I think these new ads will start to ask the consumer to 'pay' true value for content. They will work in front of content that has high value-density*: people will tolerate these ads in order to get to the New York Times, but they won't tolerate them to get to their Facebook page. This also means the ads are not especially amenable to the ad network/ad exchange model because there is a limited group of high value-density websites that can use them without bouncing readers.

If the publishers are smart, they'll keep the value-add piece of the digital model--the automated ordering and placement, the targeting, the tracking, etc.--and increase CPMs at the same time.

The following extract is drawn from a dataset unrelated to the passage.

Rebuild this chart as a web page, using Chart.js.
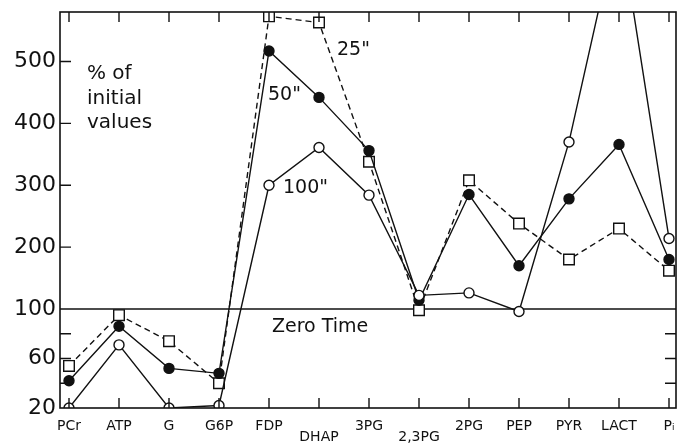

* Look ma, I'm making up words! My point is not that Facebook content is not valuable, but that it's valuable in a different way. FB's value is spread out over more time and more views; the value of each view to me is less than the value of each view of the NYT (but I have more FB views overall.) The value per view should correlate directly with the CPM, in theory. In contrast, the ad network/ad exchange model has caused CPMs to correlate to the value of the viewer, not the view, causing a disconnect between what the viewer is willing to pay for content and what is actually paid.

1 comment:

Anonymous said...

well, different views have different value, no? because people are so highly intentioned when they first get to FB first view on FB is not going to garner much CTR or attention but the views >5 are more likely to result in value.

If these are really branding ads then this is FAIL. We've already proven that no matter how large an image or .flv you throw up it only serves as a buffer to divert attention towards the content. If you use the to block the content then these pubs will be killing their own brands at the expense of building brands for their advertisers.

If these ads are helpful or useful content/utilities then they have a real chance but the large agencies that buy these have shown no impetus to adapt their ads to the digital experience. Pre-roll video being my case in point. At the end of the day (or campaign), it all comes down to creative.